In the aftermath of the Grenfell Tower fire, Australian federal and state governments have scrambled to determine the scale of the problem. There has been plenty of finger-pointing and blaming going on. But there is widespread agreement that the problem is real, complex and the risks are enormous.

State governments have been clambering over one another to claim that their audit of the use of PE cladding in their state is more comprehensive than anyone else’s. When looked at together, these audits tell a very scary story, especially in terms of the hospitals and other public spaces with flammable cladding.

Recently, the ACT government announced there was flammable cladding on the Centenary Hospital in Canberra and that it would be replaced. The hospital opened in 2012, three years after the ACT government declared it had clamped down on the use of flammable cladding.

In Queensland, the Labor government claims it has initiated “Australia’s best response” to the flammable cladding issue and declared that 44 buildings — 23 government and 21 private constructions — are being investigated.

The Princess Alexandra Hospital in Brisbane has up to 24,000 square metres of combustible cladding. Three other health facilities in the state — Lady Cilento Children’s Hospital in South Brisbane and hospitals in Cairns and Mackay — have also been named. Apart from these facilities, none of the remaining 40 buildings have been identified.

The NSW government estimates that there are well over 1000 buildings it has identified as potentially containing flammable cladding.

The Victorian government has established a taskforce headed by former premier Ted Baillieu and former deputy premier John Thwaites, both of whom were members of governments that deregulated the building industry. An inner-city building audit conducted in response to the Lacrosse fire found that 87 out of 170 high-rise buildings were covered with flammable cladding.

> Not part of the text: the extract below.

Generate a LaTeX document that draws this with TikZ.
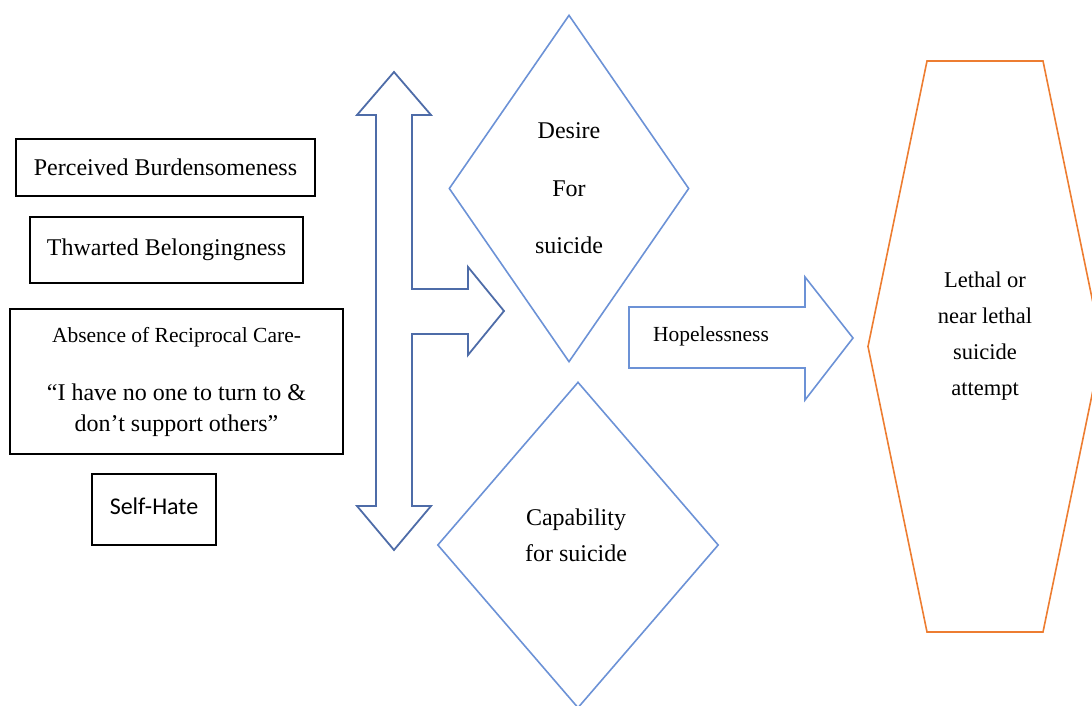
\documentclass[tikz,border=0pt]{standalone}
\usepackage{fontspec}
\setmainfont{Liberation Serif}
\newfontfamily\calibrifont{Carlito}
\usepackage{xcolor}
\usetikzlibrary{positioning, calc, shapes.geometric}
\definecolor{shapeblue}{RGB}{108,146,214}
\definecolor{arrowblue}{RGB}{78,108,168}
\definecolor{hexorange}{RGB}{237,125,49}
\tikzset{% styles for the model
	factor/.style={draw=black, line width=1.1pt, align=center, inner sep=0pt,
		font=\fontsize{24}{31}\selectfont},
	bluediamond/.style={shape=diamond, draw=shapeblue, line width=1.6pt, inner sep=0pt, align=center},
	bluearrow/.style={draw=shapeblue, line width=1.6pt},
	darkarrow/.style={draw=arrowblue, line width=1.8pt},
	orangeline/.style={draw=hexorange, line width=1.6pt},
	caption/.style={align=center, inner sep=0pt},
}

\begin{document}
\begin{tikzpicture}[x=1pt, y=-1pt]
	\useasboundingbox (0,0) rectangle (1092,706);
	\clip (0,0) rectangle (1092,706);

	% factors on the left
	\node[factor, minimum width=299pt, minimum height=57pt] (burden) at (165.5,167.5)
		{Perceived Burdensomeness};
	\node[factor, minimum width=273pt, minimum height=66pt] (belong) at (166.5,250)
		{\raisebox{3pt}{Thwarted Belongingness}};
	\node[factor, minimum width=333pt, minimum height=145pt] (care) at (176.5,381.5)
		{\fontsize{21.5}{31}\selectfont Absence of Reciprocal Care-\\[27pt]
		 \fontsize{24}{31}\selectfont “I have no one to turn to \&\\ don’t support others”};
	\node[factor, minimum width=124pt, minimum height=71pt, font=\calibrifont\fontsize{24}{29}\selectfont]
		(hate) at (154,509.5) {\raisebox{7pt}{Self-Hate}};

	% double arrow with branch
	\draw[darkarrow] (394,72) -- (431,115) -- (412,115) -- (412,289) -- (468,289)
		-- (468,267) -- (504,311) -- (468,355) -- (468,334) -- (412,334)
		-- (412,506) -- (431,506) -- (394,550) -- (357,506) -- (376,506)
		-- (376,115) -- (357,115) -- cycle;

	% desire and capability
	\node[bluediamond, minimum width=240pt, minimum height=347pt,
		font=\fontsize{24}{57.5}\selectfont] (desire) at (569,188.5) {Desire\\For\\suicide};
	\node[bluediamond, minimum width=281pt, minimum height=326pt] (capability) at (578,545) {};
	\node[caption, font=\fontsize{24}{36}\selectfont] (caplabel) at (576,535)
		{Capability\\for suicide};

	% hopelessness
	\draw[bluearrow] (629,307) -- (805,307) -- (805,277) -- (853,338) -- (805,400)
		-- (805,368) -- (629,368) -- cycle;
	\node[caption, font=\fontsize{21.5}{26}\selectfont] (hope) at (711,336) {Hopelessness};

	% outcome
	\draw[orangeline] (927,61) -- (1043,61) -- (1102,346.5) -- (1043,632) -- (927,632)
		-- (868,346.5) -- cycle;
	\node[caption, font=\fontsize{22.5}{36}\selectfont] (attempt) at (985,336)
		{Lethal or\\near lethal\\suicide\\attempt};
\end{tikzpicture}
\end{document}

The Senate has conducted an inquiry into the issue, looking at everything from how this material enters the Australian market in the first place, to what, if any, are the safe uses of PE and what needs to change to ensure the issue is addressed.

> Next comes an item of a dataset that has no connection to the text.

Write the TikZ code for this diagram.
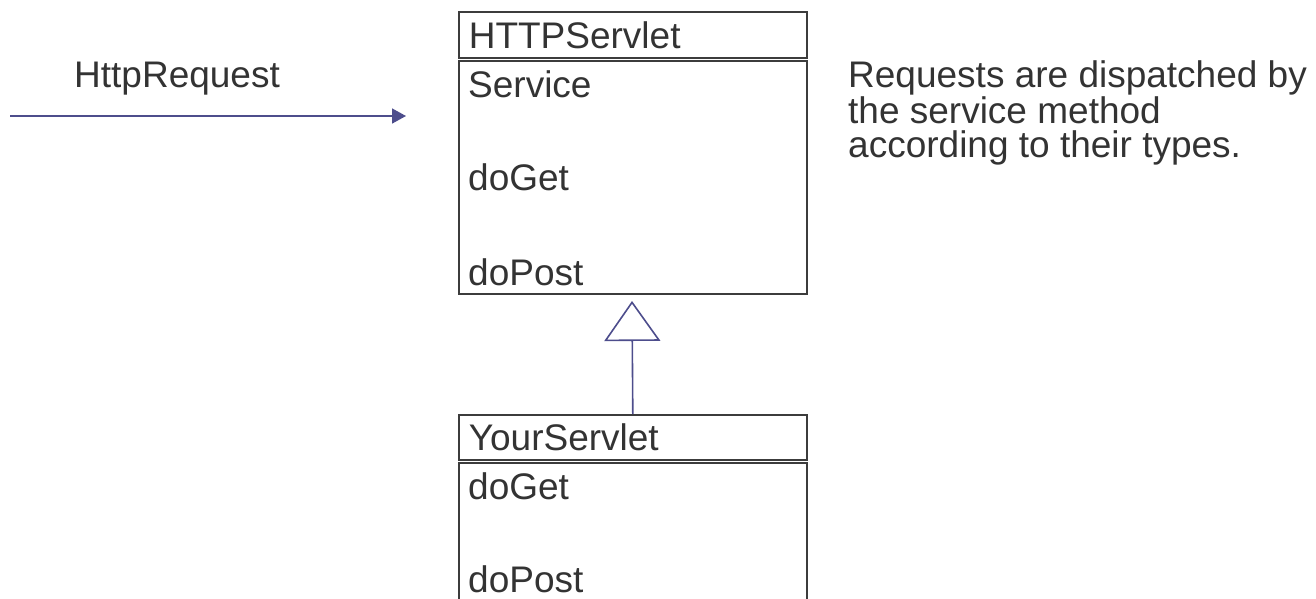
\documentclass[tikz,border=0pt]{standalone}
\usepackage{fontspec}
\setmainfont{Liberation Sans}
\usetikzlibrary{arrows.meta}
\definecolor{ink}{RGB}{51,51,51}
\definecolor{frame}{RGB}{60,60,60}
\definecolor{link}{RGB}{77,77,140}
\tikzset{
  lbl/.style={font=\fontsize{37}{34}\selectfont, text=ink, inner sep=0pt},
  hdr/.style={draw=frame, line width=1.6pt, anchor=north west, minimum width=348pt,
    minimum height=46pt, inner xsep=10pt, inner ysep=0pt, text width=328pt, align=left,
    font=\fontsize{37}{34}\selectfont, text=ink},
  body/.style={draw=frame, line width=1.6pt, anchor=north west, minimum width=348pt, inner sep=0pt},
  member/.style={lbl, anchor=base west},
  request/.style={draw=link, line width=1.6pt, -{Triangle[length=14pt,width=15pt]}},
  inherit/.style={draw=link, line width=1.6pt, -{Triangle[open,length=40pt,width=56pt,line width=1.6pt]}}
}
\begin{document}
\begin{tikzpicture}[x=1pt,y=-1pt]
  \useasboundingbox (0,0) rectangle (1316,598);

  % incoming request
  \coordinate (reqsrc) at (10,116);
  \coordinate (reqdst) at (406,116);
  \draw[request] (reqsrc) -- (reqdst);
  \node[member] (reqlbl) at (74,87) {HttpRequest};

  % base class
  \node[hdr] (hs) at (458,11) {HTTPServlet};
  \node[body, minimum height=233pt] (hsbody) at (458,60) {};
  \node[member] (hsservice) at (468,97) {Service};
  \node[member] (hsget) at (468,190) {doGet};
  \node[member] (hspost) at (468,285) {doPost};

  % subclass (runs past the lower edge)
  \node[hdr, minimum height=45pt] (ys) at (458,414) {YourServlet};
  \node[body, minimum height=160pt] (ysbody) at (458,462) {};
  \node[member] (ysget) at (468,499) {doGet};
  \node[member] (yspost) at (468,592) {doPost};

  % generalization
  \coordinate (apex) at (632,301);
  \draw[inherit] (ys.north) -- (apex);

  % note
  \node[lbl, anchor=north west, align=left] (note) at (848,60.5)
    {Requests are dispatched by\\the service method\\according to their types.};
\end{tikzpicture}
\end{document}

As a result of all the inquiries and audits, there is a growing understanding of the size and complexity of the problem and the regulatory failings that have caused it. The key lesson is that governments across Australia have created the conditions for the use of dangerous building materials by weakening the regulatory framework through privatisation and self-regulation.

Grenfell served as a wake-up call to Australian regulators. Let’s hope Mayor Khan holds his nerve, and that Australian state governments also heed the call from London when it comes to standing up to the likes of Uber. It is, after all, the role of government to keep the community safe.

Oh, and if Uber does get the old heave-ho, what responsibility does it take for the 40,000 London drivers who have been slaving away for sub-minimum wages, or worse still have leased vehicles from Uber? That’s right. None. They are “contractors” remember, not employees, so they will not be able to bring unfair dismissal claims, will not be able to claim statutory redundancy pay and will not be entitled to any notice pay.

Don’t you just love the gig economy.

[Richard McEncroe is a Melbourne-based writer and public policy consultant.]